-- Begin DATA SECTION --
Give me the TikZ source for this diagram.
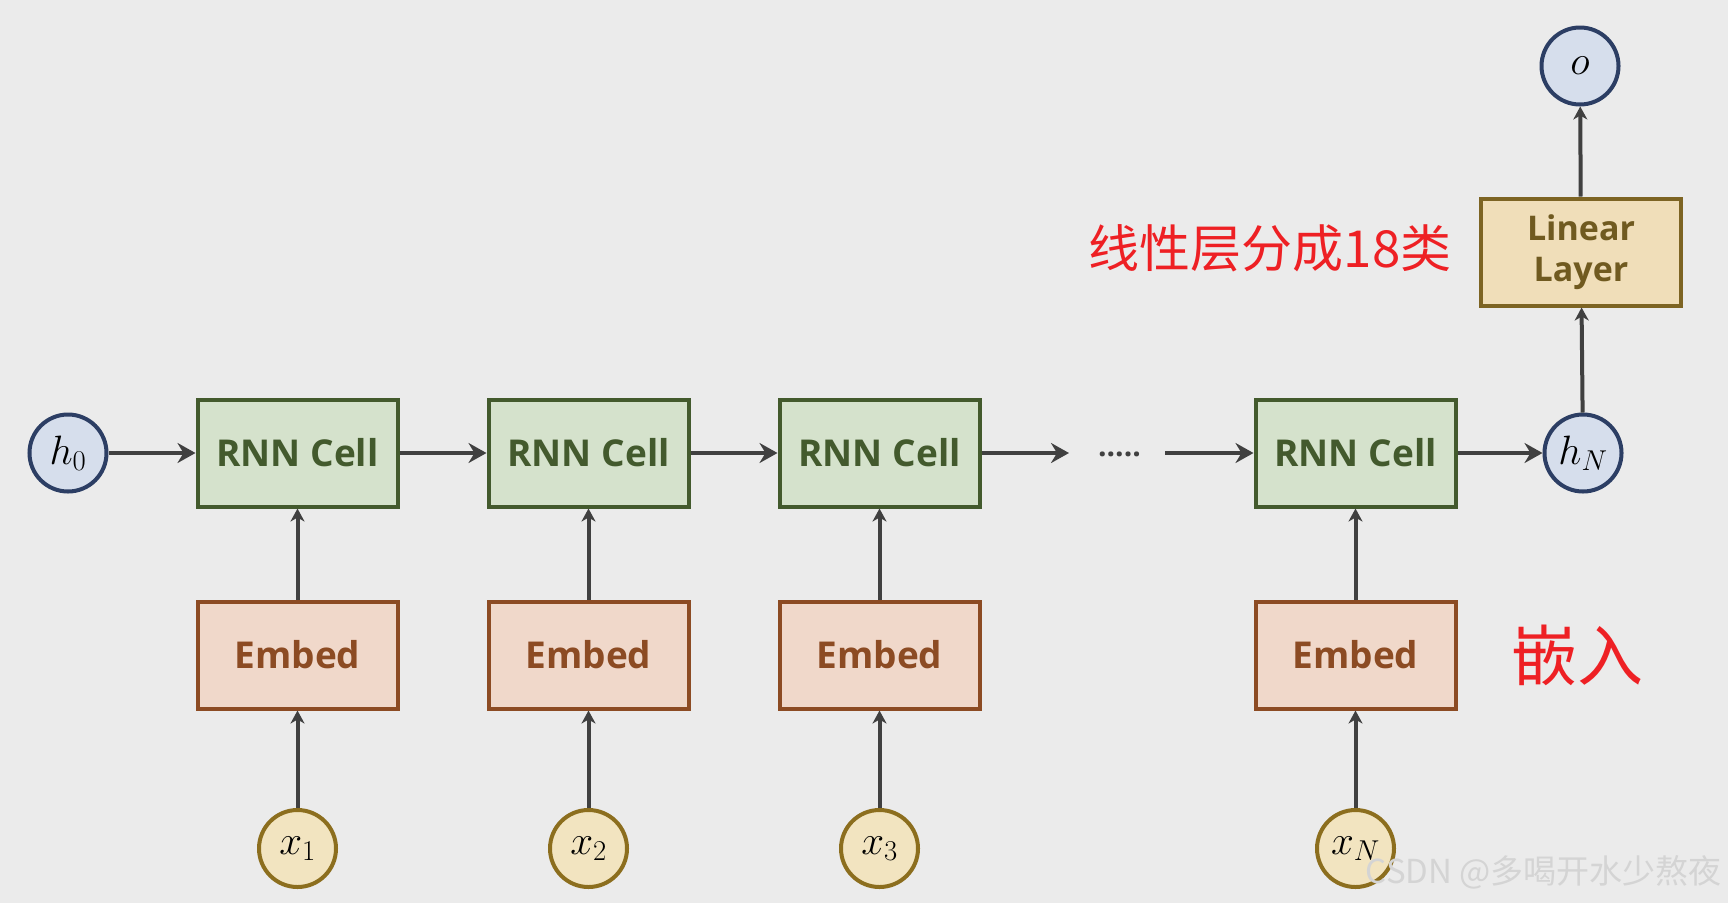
\RequirePackage{fix-cm}
\documentclass[tikz,border=0pt]{standalone}
\usepackage{fontspec}
\usetikzlibrary{arrows.meta}
\newfontfamily\boxfont{Open Sans}
\newfontfamily\cjk{Noto Sans CJK SC}

\definecolor{bgcolor}{RGB}{235,235,235}
\definecolor{hfill}{RGB}{214,222,236}
\definecolor{hline}{RGB}{44,62,100}
\definecolor{cellfill}{RGB}{213,226,204}
\definecolor{cellline}{RGB}{67,90,45}
\definecolor{embfill}{RGB}{240,216,202}
\definecolor{embline}{RGB}{140,75,35}
\definecolor{linfill}{RGB}{240,222,185}
\definecolor{linline}{RGB}{125,100,35}
\definecolor{xfill}{RGB}{242,228,192}
\definecolor{xline}{RGB}{140,110,30}
\definecolor{arrowcolor}{RGB}{64,64,64}
\definecolor{notered}{RGB}{238,32,36}
\definecolor{markgray}{RGB}{212,212,212}

\newlength{\du}
\setlength{\du}{1pt}

\tikzset{
  statecirc/.style={circle, draw=hline, fill=hfill, line width=4\du,
    minimum size=77\du, inner sep=0pt, font=\fontsize{41}{44}\selectfont},
  inputcirc/.style={statecirc, draw=xline, fill=xfill},
  cellbox/.style={draw=cellline, fill=cellfill, text=cellline, line width=4\du,
    minimum width=200\du, minimum height=107\du, inner sep=0pt,
    font=\boxfont\bfseries\fontsize{37}{40}\selectfont},
  embbox/.style={cellbox, draw=embline, fill=embfill, text=embline},
  linbox/.style={cellbox, draw=linline, fill=linfill, text=linline!90!black,
    align=center, font=\boxfont\bfseries\fontsize{34}{41}\selectfont},
  harrow/.style={draw=arrowcolor, line width=4\du,
    -{Stealth[length=18pt, width=20pt, inset=6pt]}},
  varrow/.style={draw=arrowcolor, line width=4\du,
    -{Stealth[length=13pt, width=14pt, inset=4pt]}}
}

\begin{document}
\begin{tikzpicture}
\pgftransformyscale{-1.000000}
\fill[bgcolor] (0\du,0\du) rectangle (1728\du,903\du);
\useasboundingbox (0\du,0\du) rectangle (1728\du,903\du);

% states
\node[statecirc] (h0) at (68\du,453\du) {$h_0$};
\node[statecirc] (hN) at (1583\du,453\du) {$h_N$};
\node[statecirc] (out) at (1580\du,66\du) {$o$};

% cells, embeddings, inputs
\node[cellbox] (cell1) at (297.5\du,453\du) {RNN Cell};
\node[cellbox] (cell2) at (588.5\du,453\du) {RNN Cell};
\node[cellbox] (cell3) at (879.5\du,453\du) {RNN Cell};
\node[cellbox] (cellN) at (1355.5\du,453\du) {RNN Cell};

\node[embbox] (emb1) at (297.5\du,655\du) {Embed};
\node[embbox] (emb2) at (588.5\du,655\du) {Embed};
\node[embbox] (emb3) at (879.5\du,655\du) {Embed};
\node[embbox] (embN) at (1355.5\du,655\du) {Embed};

\node[inputcirc] (x1) at (297.5\du,848.5\du) {$x_1$};
\node[inputcirc] (x2) at (588.5\du,848.5\du) {$x_2$};
\node[inputcirc] (x3) at (879.5\du,848.5\du) {$x_3$};
\node[inputcirc] (xN) at (1355.5\du,848.5\du) {$x_N$};

\node[linbox] (lin) at (1581\du,252\du) {Linear\\Layer};

% dots between cell3 and cellN
\node[anchor=base, inner sep=0pt, text=arrowcolor,
  font=\boxfont\bfseries\fontsize{30}{30}\selectfont] (dots) at (1119.5\du,456\du) {.....};
\coordinate (gapL) at (1069\du,453\du);
\coordinate (gapR) at (1165\du,453\du);

% connectors
\draw[harrow] (h0) -- (cell1);
\draw[harrow] (cell1) -- (cell2);
\draw[harrow] (cell2) -- (cell3);
\draw[harrow] (cell3) -- (gapL);
\draw[harrow] (gapR) -- (cellN);
\draw[harrow] (cellN) -- (hN);
\foreach \i in {1,2,3,N}{
  \draw[varrow] (x\i) -- (emb\i);
  \draw[varrow] (emb\i) -- (cell\i);
}
\draw[varrow] (hN) -- (lin);
\draw[varrow] (lin) -- (out);

% notes
\node[text=notered, inner sep=0pt, font=\cjk\fontsize{51}{51}\selectfont] (note) at (1270\du,248\du) {线性层分成18类};
\node[text=notered, inner sep=0pt, font=\cjk\fontsize{66}{66}\selectfont] (embnote) at (1577\du,655\du) {嵌入};
\node[text=markgray, anchor=east, inner sep=0pt, font=\cjk\fontsize{33}{33}\selectfont] (mark) at (1722\du,872\du) {CSDN @多喝开水少熬夜};
\end{tikzpicture}
\end{document}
-- End DATA SECTION --
_WHAT IS REQUIRED_
Write out the material above once more, exactly as it reads, with no pictures.

_RESPONSE_
Give me the TikZ source for this diagram.
\RequirePackage{fix-cm}
\documentclass[tikz,border=0pt]{standalone}
\usepackage{fontspec}
\usetikzlibrary{arrows.meta}
\newfontfamily\boxfont{Open Sans}
\newfontfamily\cjk{Noto Sans CJK SC}

\definecolor{bgcolor}{RGB}{235,235,235}
\definecolor{hfill}{RGB}{214,222,236}
\definecolor{hline}{RGB}{44,62,100}
\definecolor{cellfill}{RGB}{213,226,204}
\definecolor{cellline}{RGB}{67,90,45}
\definecolor{embfill}{RGB}{240,216,202}
\definecolor{embline}{RGB}{140,75,35}
\definecolor{linfill}{RGB}{240,222,185}
\definecolor{linline}{RGB}{125,100,35}
\definecolor{xfill}{RGB}{242,228,192}
\definecolor{xline}{RGB}{140,110,30}
\definecolor{arrowcolor}{RGB}{64,64,64}
\definecolor{notered}{RGB}{238,32,36}
\definecolor{markgray}{RGB}{212,212,212}

\newlength{\du}
\setlength{\du}{1pt}

\tikzset{
  statecirc/.style={circle, draw=hline, fill=hfill, line width=4\du,
    minimum size=77\du, inner sep=0pt, font=\fontsize{41}{44}\selectfont},
  inputcirc/.style={statecirc, draw=xline, fill=xfill},
  cellbox/.style={draw=cellline, fill=cellfill, text=cellline, line width=4\du,
    minimum width=200\du, minimum height=107\du, inner sep=0pt,
    font=\boxfont\bfseries\fontsize{37}{40}\selectfont},
  embbox/.style={cellbox, draw=embline, fill=embfill, text=embline},
  linbox/.style={cellbox, draw=linline, fill=linfill, text=linline!90!black,
    align=center, font=\boxfont\bfseries\fontsize{34}{41}\selectfont},
  harrow/.style={draw=arrowcolor, line width=4\du,
    -{Stealth[length=18pt, width=20pt, inset=6pt]}},
  varrow/.style={draw=arrowcolor, line width=4\du,
    -{Stealth[length=13pt, width=14pt, inset=4pt]}}
}

\begin{document}
\begin{tikzpicture}
\pgftransformyscale{-1.000000}
\fill[bgcolor] (0\du,0\du) rectangle (1728\du,903\du);
\useasboundingbox (0\du,0\du) rectangle (1728\du,903\du);

% states
\node[statecirc] (h0) at (68\du,453\du) {$h_0$};
\node[statecirc] (hN) at (1583\du,453\du) {$h_N$};
\node[statecirc] (out) at (1580\du,66\du) {$o$};

% cells, embeddings, inputs
\node[cellbox] (cell1) at (297.5\du,453\du) {RNN Cell};
\node[cellbox] (cell2) at (588.5\du,453\du) {RNN Cell};
\node[cellbox] (cell3) at (879.5\du,453\du) {RNN Cell};
\node[cellbox] (cellN) at (1355.5\du,453\du) {RNN Cell};

\node[embbox] (emb1) at (297.5\du,655\du) {Embed};
\node[embbox] (emb2) at (588.5\du,655\du) {Embed};
\node[embbox] (emb3) at (879.5\du,655\du) {Embed};
\node[embbox] (embN) at (1355.5\du,655\du) {Embed};

\node[inputcirc] (x1) at (297.5\du,848.5\du) {$x_1$};
\node[inputcirc] (x2) at (588.5\du,848.5\du) {$x_2$};
\node[inputcirc] (x3) at (879.5\du,848.5\du) {$x_3$};
\node[inputcirc] (xN) at (1355.5\du,848.5\du) {$x_N$};

\node[linbox] (lin) at (1581\du,252\du) {Linear\\Layer};

% dots between cell3 and cellN
\node[anchor=base, inner sep=0pt, text=arrowcolor,
  font=\boxfont\bfseries\fontsize{30}{30}\selectfont] (dots) at (1119.5\du,456\du) {.....};
\coordinate (gapL) at (1069\du,453\du);
\coordinate (gapR) at (1165\du,453\du);

% connectors
\draw[harrow] (h0) -- (cell1);
\draw[harrow] (cell1) -- (cell2);
\draw[harrow] (cell2) -- (cell3);
\draw[harrow] (cell3) -- (gapL);
\draw[harrow] (gapR) -- (cellN);
\draw[harrow] (cellN) -- (hN);
\foreach \i in {1,2,3,N}{
  \draw[varrow] (x\i) -- (emb\i);
  \draw[varrow] (emb\i) -- (cell\i);
}
\draw[varrow] (hN) -- (lin);
\draw[varrow] (lin) -- (out);

% notes
\node[text=notered, inner sep=0pt, font=\cjk\fontsize{51}{51}\selectfont] (note) at (1270\du,248\du) {线性层分成18类};
\node[text=notered, inner sep=0pt, font=\cjk\fontsize{66}{66}\selectfont] (embnote) at (1577\du,655\du) {嵌入};
\node[text=markgray, anchor=east, inner sep=0pt, font=\cjk\fontsize{33}{33}\selectfont] (mark) at (1722\du,872\du) {CSDN @多喝开水少熬夜};
\end{tikzpicture}
\end{document}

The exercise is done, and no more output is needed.